In theory, you owe your full tax bill on April 18, regardless of whether you extend or file your return. 

But we get it. You might have been caught off guard, especially if you were self-employed or joined the sharing economy this year and didn't set enough money aside for taxes.

So don't panic - but don't blow it off. Because -- no surprise -- there is a late payment penalty as well. 

If you owe the IRS money, the penalty is calculated as 0.5% of the amount you owe for each month you're late, up to a maximum of 25%. So while it's not nearly as bad as the late filing penalty, Uncle Sam is still going to ding you.

4. Go on the IRS's payment plan if you can't pay
4. Go on the IRS's payment plan if you can't pay

If you don't have the money to pay, the IRS actually offers some help, as long as you don't ignore it. 

"Don't forget, the IRS has ability to garnish your wages or put a levy on your property, if you don't do anything," reminds Buchholz.

So there are a bunch of tax payment options. But you should first consider going on the IRS's payment plan. You basically can tell the IRS how much you can afford to pay each month and have the amount debited from your checking account. And that will make the agency happy. 

If you owe $50,000 or less in combined tax, penalties and interest, and filed all your required returns over the years, you may be able to apply online.

If not, just file Form 9465, Installment Agreement Request.
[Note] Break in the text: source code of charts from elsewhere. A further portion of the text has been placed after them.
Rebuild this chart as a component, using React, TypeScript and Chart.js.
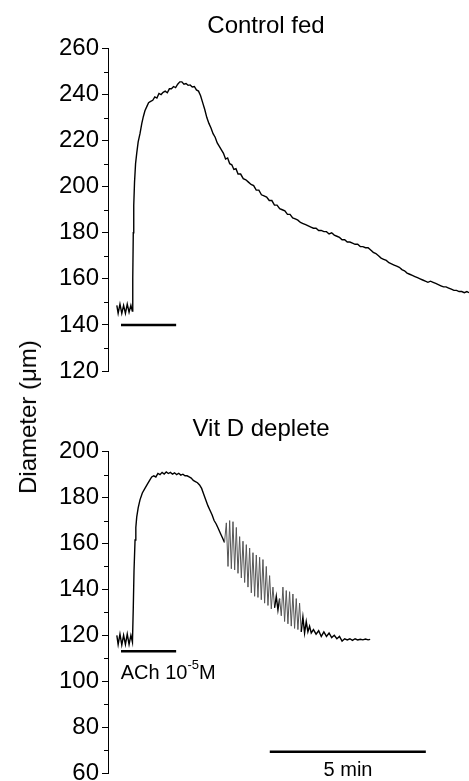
import React, { useEffect, useRef } from "react";
import { Chart, registerables } from "chart.js";

Chart.register(...registerables);

const FONT = '"Liberation Sans", Arial, Helvetica, sans-serif';

// time axis (s)
const timeRange = [0, 694];

// Control fed trace
const controlTime = [
  17, 19.5, 23, 26.5, 30, 33.5, 37, 40.5, 44, 46.7,
  47.6, 48.6, 49.5, 51, 53, 55.2, 58, 61.5, 65, 68, 71, 75, 78, 82, 86, 90,
  94, 98, 102, 106, 110, 114, 118, 122, 126, 130, 134, 138, 142, 146, 150, 154,
  158, 162, 166, 170, 174, 178, 182, 186, 190, 194, 198, 202, 206, 210, 214, 218,
  222, 226, 230, 234, 238, 242, 246, 250, 255, 260, 265, 270, 275, 280, 285, 290,
  295, 300, 305, 310, 315, 320, 325, 330, 335, 340, 345, 350, 355, 360, 365, 370,
  375, 380, 385, 390, 395, 400, 405, 410, 415, 420, 425, 430, 435, 440, 445, 450,
  455, 460, 465, 470, 475, 480, 485, 490, 495, 500, 505, 510, 515, 520, 525, 530,
  535, 540, 545, 550, 555, 560, 565, 570, 575, 580, 585, 590, 595, 600, 605, 610,
  615, 620, 625, 630, 635, 640, 645, 650, 655, 660, 665, 670, 675, 680, 685, 690, 694,
];
const controlDiameter = [
  148.5, 145, 149, 145, 148.5, 145, 149, 145.5, 148.5, 146,
  160, 180, 192, 202, 210, 214.5, 219.5, 223, 227.5, 230.5, 233, 235, 236.5, 237, 237.5, 239,
  238.5, 240.5, 240, 241, 241.5, 240.8, 242.5, 242.5, 243.5, 243, 244.5, 245.5, 245.5, 244.5, 244.8, 244,
  244.2, 243.3, 243.5, 242, 241.5, 239.5, 236.5, 233.5, 230, 227.5, 225.5, 223, 221.5, 219, 217.5, 216,
  214.5, 212, 212.5, 210, 209.5, 207.5, 207.8, 205.5, 205.5, 203.5, 203, 202, 201, 200.5, 198.5, 198.5,
  196.5, 196, 195.5, 194, 194, 192, 192, 190.5, 190, 189.5, 188, 188, 186.5, 186, 185.5, 184.5,
  184, 183.5, 183, 182.5, 182, 182, 181, 181, 180.5, 180.5, 179.5, 180, 179, 178.5, 178, 177,
  177, 176, 176, 175.5, 175, 175, 174, 174, 173.5, 173.5, 172.5, 171.5, 171, 170, 169, 168.5,
  168, 167, 166.5, 166, 165.5, 165, 164, 163.5, 162.5, 162, 161.5, 161, 160.5, 160, 159.5, 159,
  158.5, 159, 158.5, 158, 157.5, 157, 156.5, 156.5, 156, 155.5, 155, 155, 154.5, 154.5, 154, 154.5, 154,
];

// Vit D deplete trace
const vitDTime = [
  17, 19.5, 23, 26.5, 30, 33.5, 37, 40.5, 44, 47,
  48.6, 50, 52, 53.5, 55.2, 58, 61.5, 66, 71, 76, 80, 84, 88, 92, 96, 100,
  104, 108, 112, 116, 120, 124, 128, 132, 136, 140, 144, 148, 152, 156, 160, 164,
  168, 172, 176, 180, 184, 188, 192, 196, 200, 204, 208, 212, 216, 220, 224,
  227.5, 230.7, 233.9, 237.1, 240.3, 243.5, 246.7, 249.9, 253.1, 256.3, 259.5, 262.7,
  265.9, 269.1, 272.3, 275.5, 278.7, 281.9, 285.1, 288.3, 291.5, 294.7, 297.9, 301.1,
  304.3, 307.5, 310.7, 313.9, 317.1, 320.3, 323.5, 326.7, 329.9, 333.1, 336.3, 339.5,
  342.7, 345.9, 349.1, 352.3, 355.5, 358.7, 361.9, 365.1, 368.3, 371.5, 374.7, 377.9,
  381.1, 384.3, 387.5, 390.7, 395, 400, 405, 410, 415, 420, 425, 430, 435, 440, 445, 450,
  455, 460, 465, 470, 475, 480, 485, 490, 495, 500, 504,
];
const vitDDiameter = [
  120, 116, 120.5, 115.8, 120, 116, 120.5, 116, 120, 117,
  132, 148, 161.5, 167, 171.5, 175.5, 179, 182, 184, 186, 187.5, 189, 189.5, 189, 190.5, 190,
  191, 190.3, 191.2, 190.5, 191, 190.2, 190.8, 190, 190.6, 189.8, 190.2, 189.5, 189.5, 189, 188.5, 187.5,
  187, 186.5, 185.5, 184, 181.5, 179, 176.5, 174.5, 172.5, 170, 168.5, 166.5, 164.5, 162.5, 160.5,
  169, 150, 170, 149, 169.5, 148.5, 167, 147, 163, 145, 161, 143,
  159.5, 141, 158, 138.5, 156, 137, 155, 136.5, 154, 135.5, 153, 134,
  150, 133, 146, 131.5, 141, 132, 137, 131, 136, 128.5, 141, 126,
  139.5, 125, 139, 124, 138, 123, 136, 122.5, 134, 121.5, 128, 121,
  126, 121.5, 124, 121, 122.5, 120.5, 122, 119.5, 121.5, 119.5, 121, 119, 120, 118.5, 119.5, 117.5,
  118.5, 118, 118.5, 117.8, 118.5, 118, 118.3, 118, 118.4, 118, 118.2,
];

// axes
const controlTicks = [120, 140, 160, 180, 200, 220, 240, 260];
const controlMinorTicks = [130, 150, 170, 190, 210, 230, 250];
const vitDTicks = [60, 80, 100, 120, 140, 160, 180, 200];
const vitDMinorTicks = [70, 90, 110, 130, 150, 170, 190];

// ACh application bars and 5 min scale bar
const achBarTime = [25, 131];
const controlAchLevel = [140, 140];
const vitDAchLevel = [113, 113];
const scaleBarTime = [311, 611];
const scaleBarLevel = [69.3, 69.3];

type TextItem = {
  text: string;
  x: number;
  y: number;
  size: number;
  align: CanvasTextAlign;
  sup?: string;
  after?: string;
};

function makeChart(
  canvas: HTMLCanvasElement,
  time: number[],
  diam: number[],
  ticks: number[],
  minor: number[],
  bars: { t: number[]; v: number[]; w: number }[],
  padTop: number,
  padBottom: number,
  texts: TextItem[]
) {
  const datasets: any[] = [
    {
      data: time.map((t, i) => ({ x: t, y: diam[i] })),
      borderColor: "#000",
      borderWidth: 1.4,
      pointRadius: 0,
      tension: 0,
      fill: false,
      segment: {
        borderColor: (c: any) =>
          Math.abs(c.p1.parsed.y - c.p0.parsed.y) > 7 && c.p0.parsed.x > 200 ? "#555" : undefined,
        borderWidth: (c: any) =>
          Math.abs(c.p1.parsed.y - c.p0.parsed.y) > 7 && c.p0.parsed.x > 200 ? 1 : undefined,
      },
    },
  ];
  bars.forEach((b) => {
    datasets.push({
      data: b.t.map((t, i) => ({ x: t, y: b.v[i] })),
      borderColor: "#000",
      borderWidth: b.w,
      pointRadius: 0,
      fill: false,
    });
  });

  const extras = {
    id: "extras",
    afterDraw(chart: any) {
      const ctx = chart.ctx as CanvasRenderingContext2D;
      const ys = chart.scales.y;
      const x0 = chart.chartArea.left;
      ctx.save();
      ctx.strokeStyle = "#000";
      ctx.lineWidth = 1;
      minor.forEach((v) => {
        const py = Math.round(ys.getPixelForValue(v)) + 0.5;
        ctx.beginPath();
        ctx.moveTo(x0 - 4, py);
        ctx.lineTo(x0, py);
        ctx.stroke();
      });
      ctx.fillStyle = "#000";
      ctx.textBaseline = "alphabetic";
      texts.forEach((t) => {
        ctx.font = `${t.size}px ${FONT}`;
        ctx.textAlign = t.align;
        ctx.fillText(t.text, t.x, t.y);
        if (t.sup) {
          let cx = t.x + ctx.measureText(t.text).width;
          ctx.font = `${Math.round(t.size * 0.65)}px ${FONT}`;
          ctx.textAlign = "left";
          ctx.fillText(t.sup, cx, t.y - t.size * 0.5);
          cx += ctx.measureText(t.sup).width;
          if (t.after) {
            ctx.font = `${t.size}px ${FONT}`;
            ctx.fillText(t.after, cx, t.y);
          }
        }
      });
      ctx.restore();
    },
  };

  return new Chart(canvas, {
    type: "line",
    data: { datasets },
    options: {
      animation: false,
      responsive: false,
      devicePixelRatio: 1,
      layout: { padding: { top: padTop, bottom: padBottom, left: 0, right: 0 } },
      plugins: { legend: { display: false }, tooltip: { enabled: false }, title: { display: false } },
      scales: {
        x: { type: "linear", min: timeRange[0], max: timeRange[1], display: false },
        y: {
          type: "linear",
          min: ticks[0],
          max: ticks[ticks.length - 1],
          afterFit: (s: any) => {
            s.width = 108;
          },
          afterBuildTicks: (s: any) => {
            s.ticks = ticks.map((v) => ({ value: v }));
          },
          ticks: { color: "#000", font: { family: FONT, size: 24 }, padding: 3 },
          grid: { drawOnChartArea: false, drawTicks: true, tickLength: 6, color: "#000", lineWidth: 1 },
          border: { display: true, color: "#000", width: 1 },
        },
      },
    },
    plugins: [extras],
  });
}

export default function App() {
  const topRef = useRef<HTMLCanvasElement>(null);
  const botRef = useRef<HTMLCanvasElement>(null);

  useEffect(() => {
    const c1 = makeChart(
      topRef.current!,
      controlTime,
      controlDiameter,
      controlTicks,
      controlMinorTicks,
      [{ t: achBarTime, v: controlAchLevel, w: 2.5 }],
      48.5,
      29,
      [{ text: "Control fed", x: 266, y: 33, size: 24, align: "center" }]
    );
    const c2 = makeChart(
      botRef.current!,
      vitDTime,
      vitDDiameter,
      vitDTicks,
      vitDMinorTicks,
      [
        { t: achBarTime, v: vitDAchLevel, w: 2.5 },
        { t: scaleBarTime, v: scaleBarLevel, w: 2.5 },
      ],
      51.7,
      27,
      [
        { text: "Vit D deplete", x: 261, y: 36, size: 24, align: "center" },
        { text: "ACh 10", x: 120.7, y: 279.3, size: 20, align: "left", sup: "-5", after: "M" },
        { text: "5 min", x: 348, y: 376, size: 20, align: "center" },
      ]
    );
    return () => {
      c1.destroy();
      c2.destroy();
    };
  }, []);

  return (
    <div
      style={{
        position: "absolute",
        left: 0,
        top: 0,
        width: 469,
        height: 781,
        overflow: "hidden",
        background: "#fff",
      }}
    >
      <canvas ref={topRef} width={469} height={400} style={{ position: "absolute", left: 0, top: 0 }} />
      <canvas ref={botRef} width={469} height={400} style={{ position: "absolute", left: 0, top: 400 }} />
      <div
        style={{
          position: "absolute",
          left: 28,
          top: 416.7,
          transform: "translate(-50%, -50%) rotate(-90deg)",
          whiteSpace: "nowrap",
          fontFamily: FONT,
          fontSize: 24,
          lineHeight: 1,
          color: "#000",
        }}
      >
        Diameter (μm)
      </div>
    </div>
  );
}
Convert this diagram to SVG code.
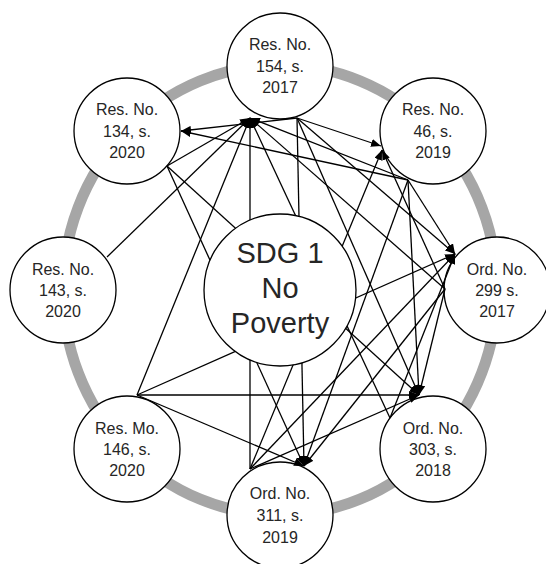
<svg xmlns="http://www.w3.org/2000/svg" width="546" height="564" viewBox="0 0 546 564">
<defs>
<style>
.node circle{fill:#fff;stroke:#000;stroke-width:1.3}
.node text{font-family:"Liberation Sans",Arial,sans-serif;font-size:16px;fill:#262626;text-anchor:middle}
#sdg text{font-size:29px}
#connectors line{stroke:#000;stroke-width:1.3;marker-end:url(#arr)}
</style>
<marker id="arr" viewBox="0 0 10 8" refX="10" refY="4" markerWidth="10" markerHeight="8" markerUnits="userSpaceOnUse" orient="auto"><path d="M0,0L10,4L0,8z" fill="#000"/></marker>
</defs>
<rect width="546" height="564" fill="#fff"/>
<ellipse cx="280" cy="290" rx="217" ry="225" fill="none" stroke="#a6a6a6" stroke-width="11"/>

<g id="res154" class="node"><circle cx="280" cy="66" r="53"/><text x="280" y="50">Res. No.</text><text x="280" y="72">154, s.</text><text x="280" y="93">2017</text></g>
<g id="res46" class="node"><circle cx="433" cy="131" r="53"/><text x="433" y="115">Res. No.</text><text x="433" y="137">46, s.</text><text x="433" y="158">2019</text></g>
<g id="ord299" class="node"><circle cx="497" cy="290" r="53"/><text x="497" y="275">Ord. No.</text><text x="497" y="296">299  s.</text><text x="497" y="317">2017</text></g>
<g id="ord303" class="node"><circle cx="433" cy="449" r="53"/><text x="433" y="434">Ord. No.</text><text x="433" y="455">303, s.</text><text x="433" y="476">2018</text></g>
<g id="ord311" class="node"><circle cx="280" cy="515" r="53"/><text x="280" y="499">Ord. No.</text><text x="280" y="521">311, s.</text><text x="280" y="543">2019</text></g>
<g id="res146" class="node"><circle cx="127" cy="449" r="53"/><text x="127" y="434">Res. Mo.</text><text x="127" y="455">146, s.</text><text x="127" y="476">2020</text></g>
<g id="res143" class="node"><circle cx="63" cy="290" r="53"/><text x="63" y="275">Res. No.</text><text x="63" y="296">143, s.</text><text x="63" y="317">2020</text></g>
<g id="res134" class="node"><circle cx="127" cy="131" r="53"/><text x="127" y="115">Res. No.</text><text x="127" y="137">134, s.</text><text x="127" y="158">2020</text></g>

<g id="connectors">
<line x1="107" y1="257" x2="250" y2="118"/>
<line x1="137" y1="395" x2="250" y2="118"/>
<line x1="137" y1="395" x2="455" y2="254"/>
<line x1="137" y1="395" x2="419" y2="395"/>
<line x1="137" y1="395" x2="304" y2="466"/>
<line x1="167" y1="166" x2="250" y2="118"/>
<line x1="167" y1="166" x2="419" y2="395"/>
<line x1="167" y1="166" x2="304" y2="466"/>
<line x1="297" y1="118" x2="181" y2="131"/>
<line x1="297" y1="118" x2="381" y2="146"/>
<line x1="297" y1="118" x2="455" y2="254"/>
<line x1="297" y1="118" x2="419" y2="395"/>
<line x1="297" y1="118" x2="304" y2="466"/>
<line x1="408" y1="180" x2="181" y2="131"/>
<line x1="408" y1="180" x2="250" y2="118"/>
<line x1="408" y1="180" x2="455" y2="254"/>
<line x1="408" y1="180" x2="419" y2="395"/>
<line x1="408" y1="180" x2="304" y2="466"/>
<line x1="445" y1="289" x2="250" y2="118"/>
<line x1="445" y1="289" x2="382" y2="150"/>
<line x1="445" y1="289" x2="419" y2="395"/>
<line x1="445" y1="289" x2="304" y2="466"/>
<line x1="390" y1="418" x2="250" y2="118"/>
<line x1="390" y1="418" x2="455" y2="254"/>
<line x1="250" y1="469" x2="250" y2="118"/>
<line x1="250" y1="469" x2="382" y2="150"/>
<line x1="250" y1="469" x2="455" y2="254"/>
<line x1="250" y1="469" x2="419" y2="395"/>
</g>

<g id="sdg" class="node"><circle cx="280" cy="290" r="76"/><text x="280" y="263">SDG 1</text><text x="280" y="298">No</text><text x="280" y="333">Poverty</text></g>
</svg>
Click here for more info.

It's not hard and it makes Uncle Sam happy, because he knows you're making an effort.

5. You can charge your tax bill
5. You can charge your tax bill

As much as we don't like this option because the interest on your credit card is probably ridiculous, you can charge your tax bill and rack up some airline miles.

Check out Official Payments for the different options. But you can use your Visa (V) , American Express (AXP) , MasterCard (MA) or Discover (DFS) to pay your bill with your extension or actual return.

But know that Official Payments will charge you a processing fee and your credit card still will hit you with all the typical fees and interest. So make sure those extra airline miles outweigh those costs.

The bottom line is do something on April 18. File, extend, go on a payment plan.

Whatever you choose, be relieved that it's over...for now.